* _AIM OF THE TASK_
In the records that follow, locate every line with "Output" and extract it.

* _AVAILABLE DATA_
########################################
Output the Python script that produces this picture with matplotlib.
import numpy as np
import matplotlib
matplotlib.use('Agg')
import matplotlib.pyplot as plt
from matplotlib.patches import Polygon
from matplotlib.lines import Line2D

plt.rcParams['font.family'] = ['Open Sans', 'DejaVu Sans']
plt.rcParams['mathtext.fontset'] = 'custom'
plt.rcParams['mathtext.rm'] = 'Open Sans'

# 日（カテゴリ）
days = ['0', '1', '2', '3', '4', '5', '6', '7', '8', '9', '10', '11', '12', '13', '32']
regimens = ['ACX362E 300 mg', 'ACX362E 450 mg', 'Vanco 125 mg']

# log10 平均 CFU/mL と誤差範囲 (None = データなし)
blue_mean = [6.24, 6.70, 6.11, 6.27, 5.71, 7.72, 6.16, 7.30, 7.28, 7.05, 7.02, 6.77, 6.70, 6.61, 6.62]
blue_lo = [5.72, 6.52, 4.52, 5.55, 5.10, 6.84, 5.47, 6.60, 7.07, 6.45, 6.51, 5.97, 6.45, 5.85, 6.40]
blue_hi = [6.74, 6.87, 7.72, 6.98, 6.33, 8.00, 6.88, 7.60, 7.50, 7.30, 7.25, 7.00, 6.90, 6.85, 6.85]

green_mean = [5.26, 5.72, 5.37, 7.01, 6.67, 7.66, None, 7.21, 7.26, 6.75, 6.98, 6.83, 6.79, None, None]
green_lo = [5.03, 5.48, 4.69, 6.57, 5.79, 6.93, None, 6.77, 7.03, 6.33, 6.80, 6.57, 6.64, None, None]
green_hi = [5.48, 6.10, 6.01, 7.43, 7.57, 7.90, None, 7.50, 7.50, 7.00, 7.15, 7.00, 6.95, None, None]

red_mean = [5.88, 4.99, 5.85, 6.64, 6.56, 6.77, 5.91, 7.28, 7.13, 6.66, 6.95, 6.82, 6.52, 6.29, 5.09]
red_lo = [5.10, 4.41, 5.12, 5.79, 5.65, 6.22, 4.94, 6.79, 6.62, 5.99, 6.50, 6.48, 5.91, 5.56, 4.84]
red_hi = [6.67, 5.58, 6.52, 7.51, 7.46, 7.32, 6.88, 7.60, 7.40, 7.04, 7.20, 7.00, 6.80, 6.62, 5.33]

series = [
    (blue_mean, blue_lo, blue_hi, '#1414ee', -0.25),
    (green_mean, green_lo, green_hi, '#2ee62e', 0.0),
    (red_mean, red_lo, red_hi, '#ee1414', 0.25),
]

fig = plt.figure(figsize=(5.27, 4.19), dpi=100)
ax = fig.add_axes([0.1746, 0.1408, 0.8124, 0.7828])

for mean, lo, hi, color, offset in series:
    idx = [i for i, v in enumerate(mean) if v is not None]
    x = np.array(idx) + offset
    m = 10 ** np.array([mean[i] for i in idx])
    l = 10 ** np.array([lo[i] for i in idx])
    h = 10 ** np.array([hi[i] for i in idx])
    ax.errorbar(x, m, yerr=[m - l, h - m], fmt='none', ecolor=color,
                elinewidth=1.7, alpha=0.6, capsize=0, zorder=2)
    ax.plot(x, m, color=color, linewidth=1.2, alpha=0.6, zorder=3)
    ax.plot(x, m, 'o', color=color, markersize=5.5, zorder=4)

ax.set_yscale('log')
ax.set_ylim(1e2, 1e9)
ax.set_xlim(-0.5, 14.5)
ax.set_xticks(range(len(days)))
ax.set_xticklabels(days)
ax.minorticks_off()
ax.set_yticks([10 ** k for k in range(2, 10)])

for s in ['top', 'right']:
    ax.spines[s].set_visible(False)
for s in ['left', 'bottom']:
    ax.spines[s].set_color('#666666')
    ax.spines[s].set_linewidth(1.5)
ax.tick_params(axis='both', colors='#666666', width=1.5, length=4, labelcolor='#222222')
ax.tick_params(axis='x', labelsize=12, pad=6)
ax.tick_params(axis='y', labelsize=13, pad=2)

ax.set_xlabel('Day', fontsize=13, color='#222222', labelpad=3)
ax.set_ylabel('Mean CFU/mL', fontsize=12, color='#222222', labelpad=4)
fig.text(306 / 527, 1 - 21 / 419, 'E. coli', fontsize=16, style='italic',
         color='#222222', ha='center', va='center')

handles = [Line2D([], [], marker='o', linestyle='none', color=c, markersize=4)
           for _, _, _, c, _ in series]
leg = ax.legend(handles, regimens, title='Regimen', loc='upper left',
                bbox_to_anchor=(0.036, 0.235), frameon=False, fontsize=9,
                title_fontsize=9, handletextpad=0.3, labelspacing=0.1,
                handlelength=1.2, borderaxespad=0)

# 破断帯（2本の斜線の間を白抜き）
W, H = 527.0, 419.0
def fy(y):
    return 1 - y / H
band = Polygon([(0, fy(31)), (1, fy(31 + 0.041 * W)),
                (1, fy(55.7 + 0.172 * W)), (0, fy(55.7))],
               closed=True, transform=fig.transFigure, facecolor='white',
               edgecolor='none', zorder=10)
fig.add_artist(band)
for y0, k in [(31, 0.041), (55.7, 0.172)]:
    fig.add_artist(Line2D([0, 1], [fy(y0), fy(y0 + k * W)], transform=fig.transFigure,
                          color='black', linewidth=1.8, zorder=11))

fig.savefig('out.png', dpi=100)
########################################
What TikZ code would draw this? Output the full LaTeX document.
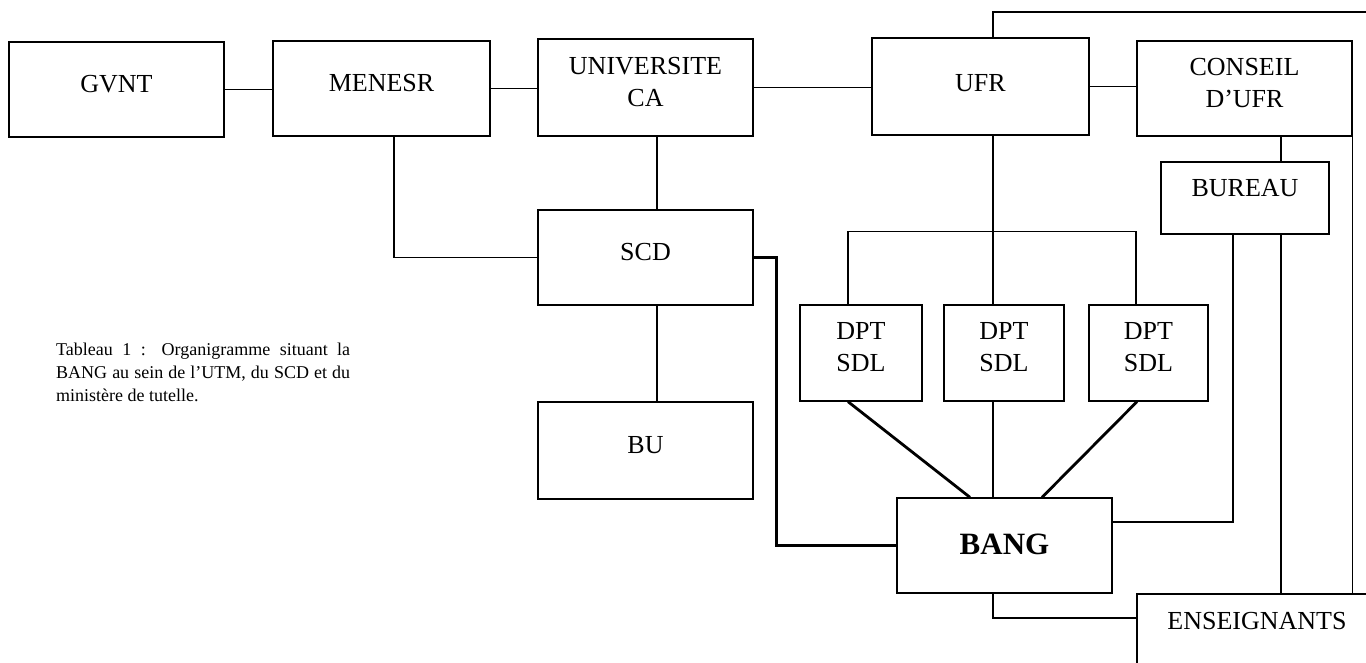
########################################
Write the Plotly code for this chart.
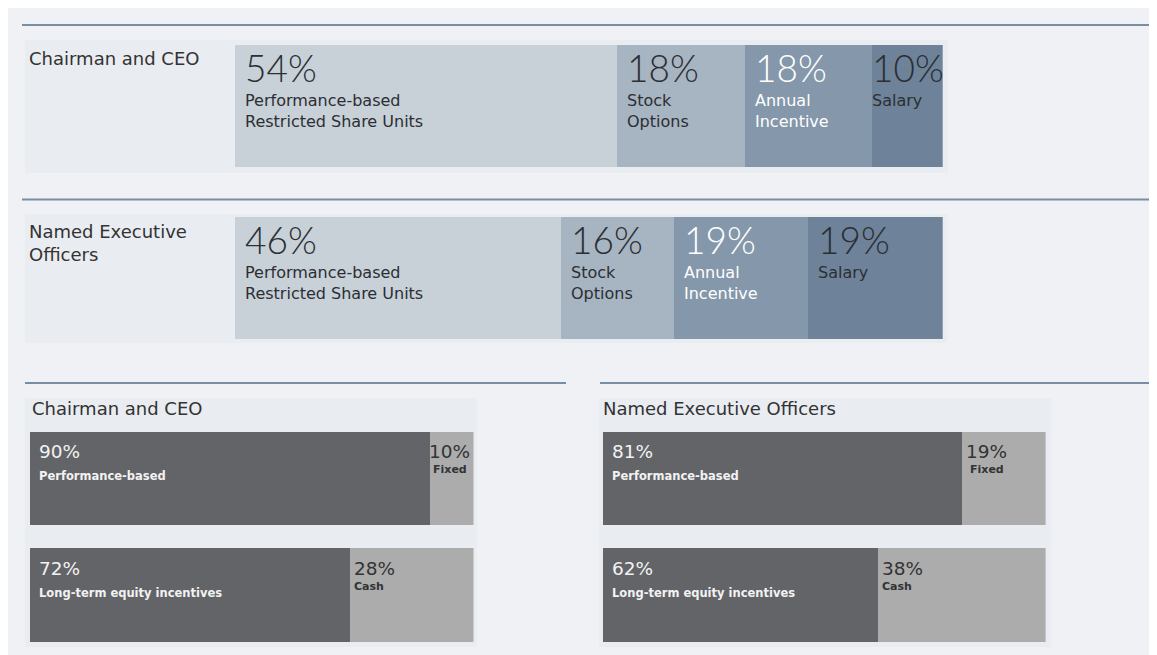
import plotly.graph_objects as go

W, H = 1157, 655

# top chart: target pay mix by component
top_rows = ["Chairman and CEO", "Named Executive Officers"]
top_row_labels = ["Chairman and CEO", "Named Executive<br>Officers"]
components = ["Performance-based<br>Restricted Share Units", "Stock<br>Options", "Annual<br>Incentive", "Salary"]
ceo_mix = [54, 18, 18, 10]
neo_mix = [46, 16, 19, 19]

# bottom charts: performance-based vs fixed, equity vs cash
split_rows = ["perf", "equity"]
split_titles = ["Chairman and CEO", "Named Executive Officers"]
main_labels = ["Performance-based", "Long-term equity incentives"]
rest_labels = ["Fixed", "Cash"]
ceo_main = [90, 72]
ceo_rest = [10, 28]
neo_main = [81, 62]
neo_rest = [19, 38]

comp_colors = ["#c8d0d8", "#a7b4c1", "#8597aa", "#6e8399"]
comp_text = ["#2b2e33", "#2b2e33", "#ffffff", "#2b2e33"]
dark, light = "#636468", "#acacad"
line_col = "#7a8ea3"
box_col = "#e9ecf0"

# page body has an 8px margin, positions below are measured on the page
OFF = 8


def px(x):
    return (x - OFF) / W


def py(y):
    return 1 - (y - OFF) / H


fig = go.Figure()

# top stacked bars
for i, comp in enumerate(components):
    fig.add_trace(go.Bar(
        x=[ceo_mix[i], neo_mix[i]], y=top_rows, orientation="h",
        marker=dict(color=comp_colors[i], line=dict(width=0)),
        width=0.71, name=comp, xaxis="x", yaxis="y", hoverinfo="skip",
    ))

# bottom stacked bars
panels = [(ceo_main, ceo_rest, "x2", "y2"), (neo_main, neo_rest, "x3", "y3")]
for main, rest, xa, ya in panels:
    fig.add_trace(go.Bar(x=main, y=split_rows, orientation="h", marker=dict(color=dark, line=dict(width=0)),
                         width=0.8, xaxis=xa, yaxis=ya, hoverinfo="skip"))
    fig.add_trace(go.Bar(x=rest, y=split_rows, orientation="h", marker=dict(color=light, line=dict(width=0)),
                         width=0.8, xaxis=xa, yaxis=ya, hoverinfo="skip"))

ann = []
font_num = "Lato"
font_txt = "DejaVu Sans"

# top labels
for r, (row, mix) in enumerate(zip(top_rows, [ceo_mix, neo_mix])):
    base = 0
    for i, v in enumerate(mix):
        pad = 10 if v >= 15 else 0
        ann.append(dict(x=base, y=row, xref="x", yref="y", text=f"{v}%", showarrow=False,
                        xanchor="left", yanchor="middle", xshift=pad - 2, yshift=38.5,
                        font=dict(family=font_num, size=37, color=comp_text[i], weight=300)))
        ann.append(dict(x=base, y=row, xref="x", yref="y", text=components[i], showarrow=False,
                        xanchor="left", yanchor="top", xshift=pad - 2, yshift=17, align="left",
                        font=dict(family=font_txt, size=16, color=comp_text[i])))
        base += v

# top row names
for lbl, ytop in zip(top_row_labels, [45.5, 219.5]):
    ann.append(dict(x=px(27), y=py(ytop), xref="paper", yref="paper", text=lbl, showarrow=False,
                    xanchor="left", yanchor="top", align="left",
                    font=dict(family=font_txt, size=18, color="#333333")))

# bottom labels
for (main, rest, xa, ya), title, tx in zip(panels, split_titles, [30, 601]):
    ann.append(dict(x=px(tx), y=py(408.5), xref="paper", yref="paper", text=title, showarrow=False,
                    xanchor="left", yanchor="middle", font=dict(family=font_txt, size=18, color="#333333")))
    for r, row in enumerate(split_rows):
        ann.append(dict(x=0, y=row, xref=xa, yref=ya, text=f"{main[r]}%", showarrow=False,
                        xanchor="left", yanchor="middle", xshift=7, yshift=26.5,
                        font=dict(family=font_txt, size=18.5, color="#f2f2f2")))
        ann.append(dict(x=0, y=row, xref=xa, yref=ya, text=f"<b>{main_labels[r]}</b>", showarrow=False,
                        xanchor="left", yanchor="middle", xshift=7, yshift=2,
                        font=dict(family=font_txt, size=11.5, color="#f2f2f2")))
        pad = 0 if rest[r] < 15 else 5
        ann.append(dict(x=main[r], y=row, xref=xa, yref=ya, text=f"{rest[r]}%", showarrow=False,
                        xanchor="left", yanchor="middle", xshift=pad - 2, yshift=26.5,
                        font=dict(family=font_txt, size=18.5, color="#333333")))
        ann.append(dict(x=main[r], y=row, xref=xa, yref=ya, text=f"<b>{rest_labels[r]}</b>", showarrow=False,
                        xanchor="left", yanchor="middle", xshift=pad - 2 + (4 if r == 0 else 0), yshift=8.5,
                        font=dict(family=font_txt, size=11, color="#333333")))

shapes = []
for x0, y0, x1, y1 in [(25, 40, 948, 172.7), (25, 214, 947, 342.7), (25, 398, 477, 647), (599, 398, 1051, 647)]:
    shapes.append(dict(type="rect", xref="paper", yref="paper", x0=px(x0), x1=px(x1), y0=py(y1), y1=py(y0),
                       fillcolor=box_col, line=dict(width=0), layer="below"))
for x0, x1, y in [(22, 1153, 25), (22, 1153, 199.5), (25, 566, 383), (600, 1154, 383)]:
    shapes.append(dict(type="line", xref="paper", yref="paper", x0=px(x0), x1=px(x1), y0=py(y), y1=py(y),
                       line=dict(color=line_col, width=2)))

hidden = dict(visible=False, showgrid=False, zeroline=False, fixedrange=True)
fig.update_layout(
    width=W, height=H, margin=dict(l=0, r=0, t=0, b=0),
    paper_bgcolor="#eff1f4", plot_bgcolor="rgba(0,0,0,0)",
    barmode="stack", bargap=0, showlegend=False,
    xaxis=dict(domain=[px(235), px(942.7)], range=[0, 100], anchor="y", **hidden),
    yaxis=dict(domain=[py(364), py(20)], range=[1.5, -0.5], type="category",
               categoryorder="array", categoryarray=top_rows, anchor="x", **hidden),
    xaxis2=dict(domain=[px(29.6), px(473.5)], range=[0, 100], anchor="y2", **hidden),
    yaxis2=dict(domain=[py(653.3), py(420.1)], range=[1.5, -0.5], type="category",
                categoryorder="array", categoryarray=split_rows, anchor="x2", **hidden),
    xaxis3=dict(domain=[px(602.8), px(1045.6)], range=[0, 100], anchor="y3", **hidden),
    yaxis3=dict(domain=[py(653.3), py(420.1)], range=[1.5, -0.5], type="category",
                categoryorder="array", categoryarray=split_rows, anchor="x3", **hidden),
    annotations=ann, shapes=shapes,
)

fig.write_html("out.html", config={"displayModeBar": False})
########################################
* _ANSWER BELOW_
Output the Python script that produces this picture with matplotlib.
What TikZ code would draw this? Output the full LaTeX document.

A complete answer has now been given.